Written task - Extract all lines that hold the string "this".

Data entries
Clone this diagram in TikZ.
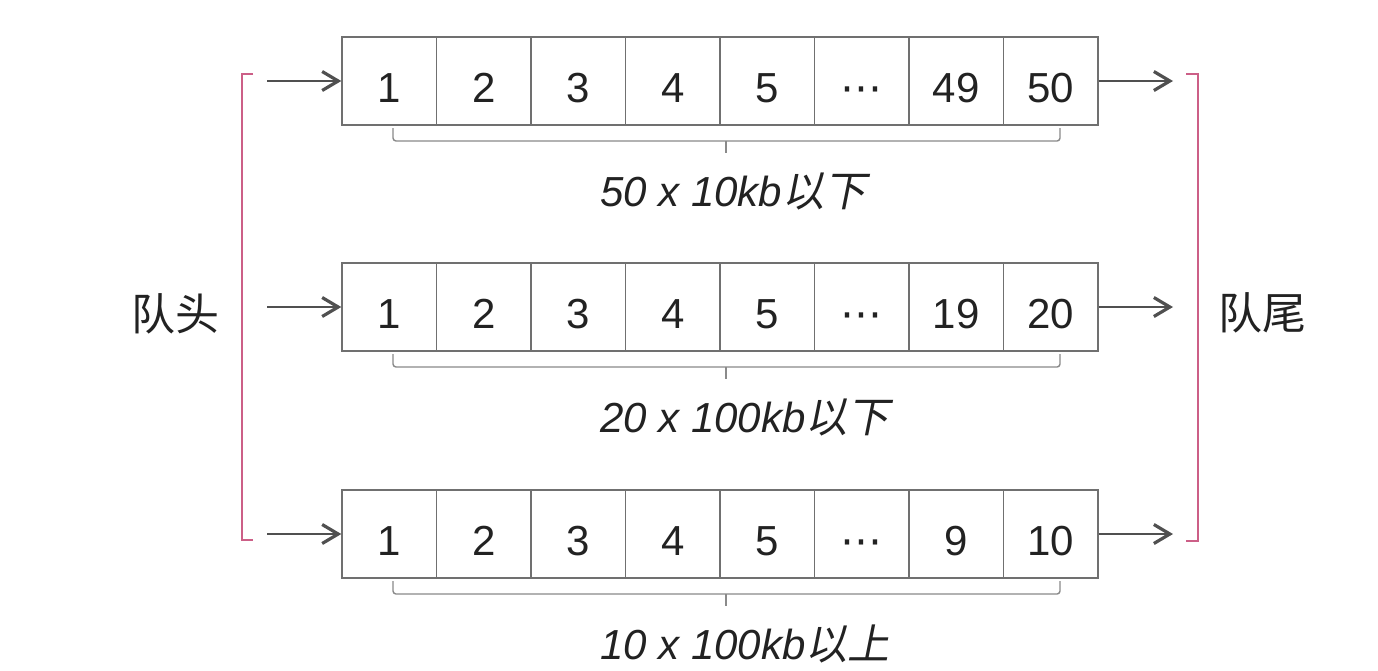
\documentclass[tikz,border=0pt]{standalone}
\usepackage{fontspec}
\setmainfont{Liberation Sans}
\newfontfamily\cjk{Noto Sans CJK SC}
\newfontfamily\cjkit[FakeSlant=0.2]{Noto Sans CJK SC}
\newfontfamily\dejavu{DejaVu Sans}
\usetikzlibrary{arrows.meta}
\definecolor{boxgray}{HTML}{707070}
\definecolor{numblack}{HTML}{222222}
\definecolor{arrgray}{HTML}{505050}
\definecolor{bracegray}{HTML}{8A8A8A}
\definecolor{pinkbr}{HTML}{CC5F87}
\begin{document}
\begin{tikzpicture}[x=1pt,y=-1pt,
  cell/.style={draw=boxgray, line width=1.4pt, minimum width=94.5pt, minimum height=88pt,
    inner sep=0pt, text height=43pt, text depth=0pt, font=\fontsize{42}{50}\selectfont, text=numblack},
  arr/.style={draw=arrgray, line width=1.8pt, -{Straight Barb[length=16pt, width=19pt, line width=3.2pt]}},
  bracestyle/.style={draw=bracegray, line width=1.4pt, rounded corners=3pt},
  bracket/.style={draw=pinkbr, line width=1.6pt},
  captext/.style={anchor=base west, inner sep=0pt, text=numblack, font=\fontsize{42}{50}\selectfont\itshape},
  side/.style={text=numblack, font=\cjk\fontsize{44}{52}\selectfont, inner sep=0pt}]
\useasboundingbox (0,0) rectangle (1378,670);
\fill[white] (0,0) rectangle (1378,670);
\foreach \r/\y/\a/\b/\ca/\cb in {1/81/49/50/{50 x 10kb}/{以下}, 2/307/19/20/{20 x 100kb}/{以下}, 3/534/9/10/{10 x 100kb}/{以上}} {
  \foreach \t [count=\i] in {1,2,3,4,5,{\dejavu ⋯},\a,\b}
    \node[cell] (r\r c\i) at ({342+94.5*(\i-0.5)},\y) {\t};
  \coordinate (in\r) at (267,\y);
  \coordinate (out\r) at (1173,\y);
  \draw[arr] (in\r) -- (r\r c1.west);
  \draw[arr] (r\r c8.east) -- (out\r);
  \draw[bracestyle] (393,\y+47) -- (393,\y+60) -- (1060,\y+60) -- (1060,\y+47);
  \draw[bracestyle] (726,\y+60) -- (726,\y+72);
  \node[captext] (cap\r) at (600,\y+125) {\ca{\cjkit\cb}};
}
\draw[bracket] (253,74) -- (242,74) -- (242,540) -- (253,540);
\draw[bracket] (1186,74) -- (1198,74) -- (1198,541) -- (1186,541);
\node[side] (head) at (175.5,314) {队头};
\node[side] (tail) at (1262,313) {队尾};
\end{tikzpicture}
\end{document}
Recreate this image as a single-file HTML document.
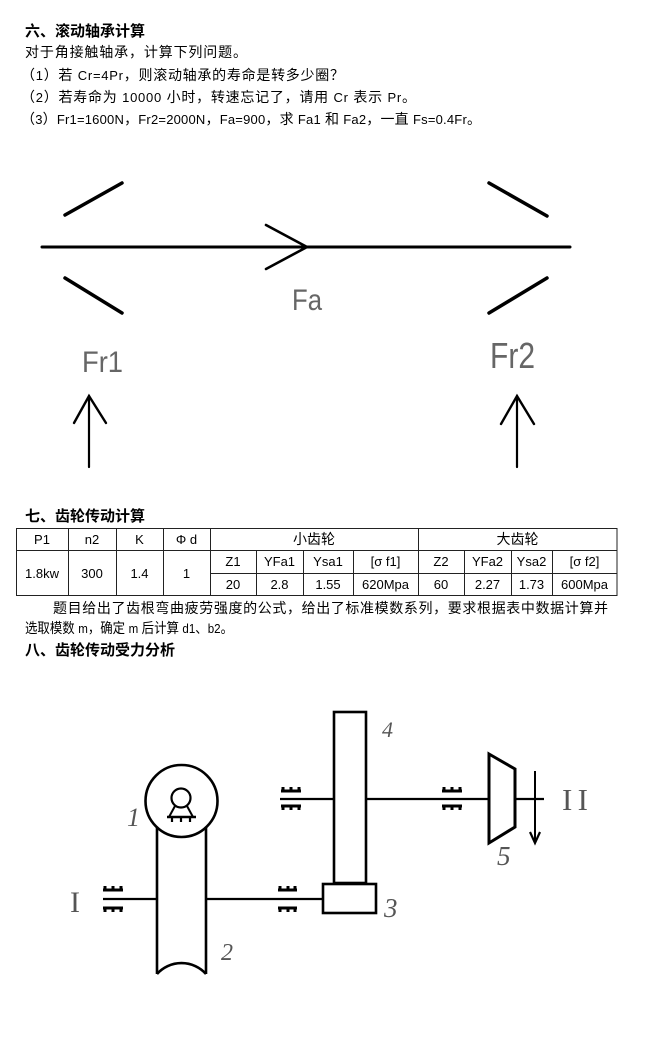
<!DOCTYPE html>
<html><head><meta charset="utf-8"><style>
html,body{margin:0;padding:0;background:#fff;}
svg{display:block;}
.t{font-family:"Liberation Sans","Noto Sans CJK SC",sans-serif;font-size:14px;fill:#000;}
.h{font-family:"Liberation Sans","Noto Sans CJK SC",sans-serif;font-size:15px;font-weight:bold;fill:#000;}
.l{font-size:13px;}
.c{font-family:"Liberation Sans","Noto Sans CJK SC",sans-serif;font-size:13px;fill:#000;}
.cj{font-family:"Liberation Sans","Noto Sans CJK SC",sans-serif;font-size:14px;fill:#000;}
.lab{font-family:"Liberation Sans Narrow","Liberation Sans",sans-serif;fill:#666;}
.num{font-family:"Liberation Serif",serif;font-style:italic;fill:#555;}
.rom{font-family:"Liberation Serif",serif;fill:#555;}
</style></head><body>
<svg width="662" height="1045" viewBox="0 0 662 1045" xmlns="http://www.w3.org/2000/svg">
<rect x="0" y="0" width="662" height="1045" fill="#fff"/>

<!-- Section 6 text -->
<text class="h" x="25" y="36" textLength="120" lengthAdjust="spacing">六、滚动轴承计算</text>
<text class="t" x="25" y="57" textLength="222" lengthAdjust="spacing">对于角接触轴承，计算下列问题。</text>
<text class="t" x="21" y="80" textLength="323" lengthAdjust="spacing">（<tspan class="l">1</tspan>）若 <tspan class="l">Cr=4Pr</tspan>，则滚动轴承的寿命是转多少圈？</text>
<text class="t" x="21" y="102" textLength="395" lengthAdjust="spacing">（<tspan class="l">2</tspan>）若寿命为 <tspan class="l">10000</tspan> 小时，转速忘记了，请用 <tspan class="l">Cr</tspan> 表示 <tspan class="l">Pr</tspan>。</text>
<text class="t" x="21" y="124" textLength="460" lengthAdjust="spacing">（<tspan class="l">3</tspan>）<tspan class="l">Fr1=1600N</tspan>，<tspan class="l">Fr2=2000N</tspan>，<tspan class="l">Fa=900</tspan>，求 <tspan class="l">Fa1</tspan> 和 <tspan class="l">Fa2</tspan>，一直 <tspan class="l">Fs=0.4Fr</tspan>。</text>

<!-- Bearing diagram -->
<g stroke="#000" fill="none" stroke-linecap="round">
  <line x1="42" y1="247" x2="570" y2="247" stroke-width="3"/>
  <polyline points="266,225 307,247 266,269" stroke-width="2.6" stroke-linejoin="miter"/>
  <line x1="65" y1="215" x2="122" y2="183" stroke-width="3.5"/>
  <line x1="65" y1="278" x2="122" y2="313" stroke-width="3.5"/>
  <line x1="489" y1="183" x2="547" y2="216" stroke-width="3.5"/>
  <line x1="489" y1="313" x2="547" y2="278" stroke-width="3.5"/>
  <line x1="89" y1="467" x2="89" y2="396" stroke-width="2.2"/>
  <polyline points="74,423 89,396 106,423" stroke-width="2.4"/>
  <line x1="517" y1="467" x2="517" y2="396" stroke-width="2.2"/>
  <polyline points="501,424 517,396 534,424" stroke-width="2.4"/>
</g>
<text class="lab" x="292" y="310" font-size="30" textLength="30" lengthAdjust="spacingAndGlyphs">Fa</text>
<text class="lab" x="82" y="372" font-size="30" textLength="41" lengthAdjust="spacingAndGlyphs">Fr1</text>
<text class="lab" x="490" y="368" font-size="36" textLength="45" lengthAdjust="spacingAndGlyphs">Fr2</text>

<!-- Section 7 -->
<text class="h" x="25" y="521" textLength="120" lengthAdjust="spacing">七、齿轮传动计算</text>
<g stroke="#222" stroke-width="1" fill="none" shape-rendering="crispEdges">
  <rect x="16.5" y="528.5" width="600.5" height="67"/>
  <line x1="16" y1="550.5" x2="617" y2="550.5"/>
  <line x1="210" y1="573.5" x2="617" y2="573.5"/>
  <line x1="68.5" y1="528" x2="68.5" y2="596"/>
  <line x1="116.5" y1="528" x2="116.5" y2="596"/>
  <line x1="163.5" y1="528" x2="163.5" y2="596"/>
  <line x1="210.5" y1="528" x2="210.5" y2="596"/>
  <line x1="418.5" y1="528" x2="418.5" y2="596"/>
  <line x1="256.5" y1="550" x2="256.5" y2="596"/>
  <line x1="303.5" y1="550" x2="303.5" y2="596"/>
  <line x1="353.5" y1="550" x2="353.5" y2="596"/>
  <line x1="464.5" y1="550" x2="464.5" y2="596"/>
  <line x1="511.5" y1="550" x2="511.5" y2="596"/>
  <line x1="552.5" y1="550" x2="552.5" y2="596"/>
</g>
<g text-anchor="middle">
  <text class="c" x="42" y="544">P1</text>
  <text class="c" x="92" y="544">n2</text>
  <text class="c" x="139.5" y="544">K</text>
  <text class="c" x="186.5" y="544">Φ d</text>
  <text class="cj" x="314" y="544">小齿轮</text>
  <text class="cj" x="517.5" y="544">大齿轮</text>
  <text class="c" x="42" y="578">1.8kw</text>
  <text class="c" x="92" y="578">300</text>
  <text class="c" x="139.5" y="578">1.4</text>
  <text class="c" x="186.5" y="578">1</text>
  <text class="c" x="233" y="566">Z1</text>
  <text class="c" x="279.5" y="566">YFa1</text>
  <text class="c" x="328" y="566">Ysa1</text>
  <text class="c" x="385.5" y="566">[σ f1]</text>
  <text class="c" x="441" y="566">Z2</text>
  <text class="c" x="487.5" y="566">YFa2</text>
  <text class="c" x="531.5" y="566">Ysa2</text>
  <text class="c" x="584.5" y="566">[σ f2]</text>
  <text class="c" x="233" y="589">20</text>
  <text class="c" x="279.5" y="589">2.8</text>
  <text class="c" x="328" y="589">1.55</text>
  <text class="c" x="385.5" y="589">620Mpa</text>
  <text class="c" x="441" y="589">60</text>
  <text class="c" x="487.5" y="589">2.27</text>
  <text class="c" x="531.5" y="589">1.73</text>
  <text class="c" x="584.5" y="589">600Mpa</text>
</g>
<text class="t" x="53" y="613" textLength="555" lengthAdjust="spacing">题目给出了齿根弯曲疲劳强度的公式，给出了标准模数系列，要求根据表中数据计算并</text>
<text class="t" x="25" y="633" textLength="208" lengthAdjust="spacingAndGlyphs">选取模数 <tspan class="l">m</tspan>，确定 <tspan class="l">m</tspan> 后计算 <tspan class="l">d1</tspan>、<tspan class="l">b2</tspan>。</text>

<!-- Section 8 -->
<text class="h" x="25" y="655" textLength="150" lengthAdjust="spacing">八、齿轮传动受力分析</text>

<g stroke="#000" fill="none">
  <!-- worm circle 1 -->
  <circle cx="181.5" cy="801" r="36" stroke-width="2.6"/>
  <circle cx="181" cy="798" r="9.5" stroke-width="2.2"/>
  <polyline points="175,806 169,817" stroke-width="2"/>
  <polyline points="187,806 193,817" stroke-width="2"/>
  <line x1="167" y1="817" x2="196" y2="817" stroke-width="2.4"/>
  <line x1="172" y1="817" x2="172" y2="822" stroke-width="2.2"/>
  <line x1="181" y1="817" x2="181" y2="822" stroke-width="2.2"/>
  <line x1="190" y1="817" x2="190" y2="822" stroke-width="2.2"/>
  <!-- wheel 2 -->
  <line x1="157" y1="827" x2="157" y2="974" stroke-width="2.6"/>
  <line x1="206" y1="827" x2="206" y2="974" stroke-width="2.6"/>
  <path d="M157,974 A33,33 0 0 1 206,974" stroke-width="2.6"/>
  <!-- shaft I -->
  <line x1="103" y1="899" x2="157" y2="899" stroke-width="2.2"/>
  <line x1="206" y1="899" x2="323" y2="899" stroke-width="2.2"/>
  <!-- gear 4 and 3 -->
  <rect x="334" y="712" width="32" height="171" stroke-width="2.6"/>
  <rect x="323" y="884" width="53" height="29" stroke-width="2.6"/>
  <!-- upper shaft -->
  <line x1="280" y1="799" x2="334" y2="799" stroke-width="2.2"/>
  <line x1="366" y1="799" x2="489" y2="799" stroke-width="2.2"/>
  <line x1="515" y1="799" x2="544" y2="799" stroke-width="2.2"/>
  <!-- cone 5 -->
  <polygon points="489,754 515,769 515,827 489,843" stroke-width="3" stroke-linejoin="miter"/>
  <!-- arrow down -->
  <line x1="535" y1="771" x2="535" y2="841" stroke-width="2"/>
  <polyline points="530,832 535,843 540,832" stroke-width="2.2"/>
</g>
<!-- bearing symbols -->
<g stroke="#000" fill="none" stroke-width="3">
  <path d="M103,890 H123 M105,886 V890 M113,886 V890 M121,886 V890"/>
  <path d="M103,908 H123 M105,908 V912 M113,908 V912 M121,908 V912"/>
  <path d="M278,890 H297 M280,886 V890 M288,886 V890 M295,886 V890"/>
  <path d="M278,908 H297 M280,908 V912 M288,908 V912 M295,908 V912"/>
  <path d="M281,791 H301 M283,787 V791 M291,787 V791 M299,787 V791"/>
  <path d="M281,806 H301 M283,806 V810 M291,806 V810 M299,806 V810"/>
  <path d="M442,791 H462 M444,787 V791 M452,787 V791 M460,787 V791"/>
  <path d="M442,806 H462 M444,806 V810 M452,806 V810 M460,806 V810"/>
</g>
<text class="num" x="127" y="826" font-size="26">1</text>
<text class="num" x="221" y="960" font-size="24">2</text>
<text class="num" x="382" y="737" font-size="22">4</text>
<text class="num" x="497" y="865" font-size="27">5</text>
<text class="num" x="384" y="917" font-size="27">3</text>
<text class="rom" x="70" y="912" font-size="30">I</text>
<text class="rom" x="562" y="810" font-size="31" textLength="26" lengthAdjust="spacing">II</text>
</svg>
</body></html>
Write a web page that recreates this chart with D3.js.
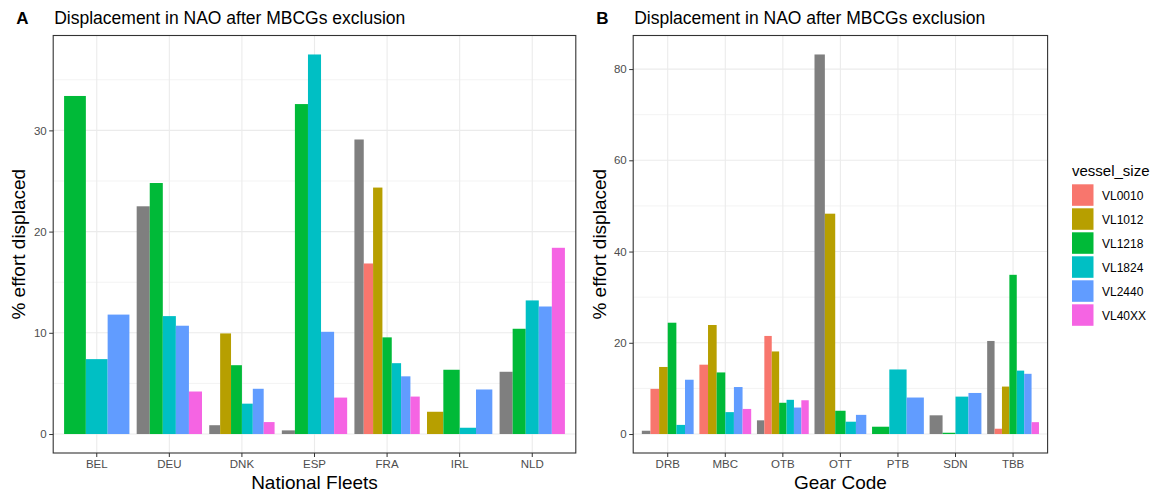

Correct output -
Clone this diagram in TikZ.
Recreate this image as a single-file HTML document.
Write a web page that recreates this chart with D3.js.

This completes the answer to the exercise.